Tunheim also allowed plaintiffs' claims under consumer protection laws and the Minnesota Deceptive Trade Practices Act.

Access to clogs

The next step in the lawsuit City of Wyoming, et al. v. Procter & Gamble, et al., is the peculiar discovery needs posed by the evidence, i.e., sewage. According to an order issued by Magistrate Judge Tony Leung, the defendants are concerned that they do not have equal access to the evidence as plaintiffs. "Defendants will suffer irreparable harm in their ability to defend against Plaintiffs' claims if they are only allowed access to the clogs selected by Plaintiffs," Leung wrote.
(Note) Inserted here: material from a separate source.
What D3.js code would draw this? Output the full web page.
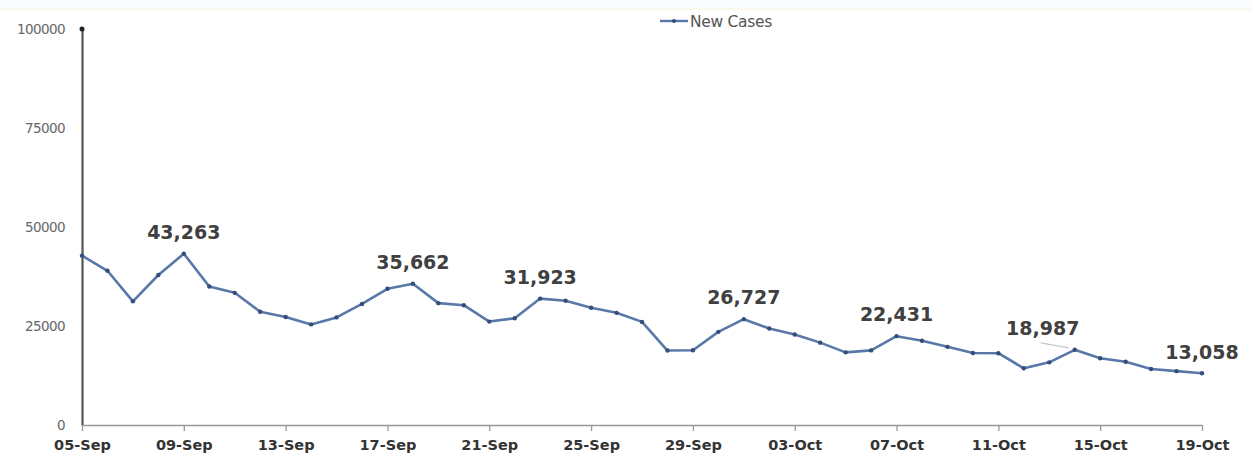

He ordered that "Plaintiffs are required to collect all clogs during regular and emergency maintenance for 180 days. Collection of clogs during regular maintenance will be dependent upon the frequency of such maintenance. For regular maintenance occurring more than once per week, Plaintiffs shall collect all clogs removed as part of such maintenance every third day. For regular maintenance occurring at a weekly or longer interval, Plaintiffs shall collect all clogs removed at each instance of regular maintenance."

He also ordered that plaintiffs' employees attach "GoPro-type" cameras to their heads or helmets to record the removal process and that the parties split the expense for the cameras. He ordered the parties to determine how many cameras are necessary.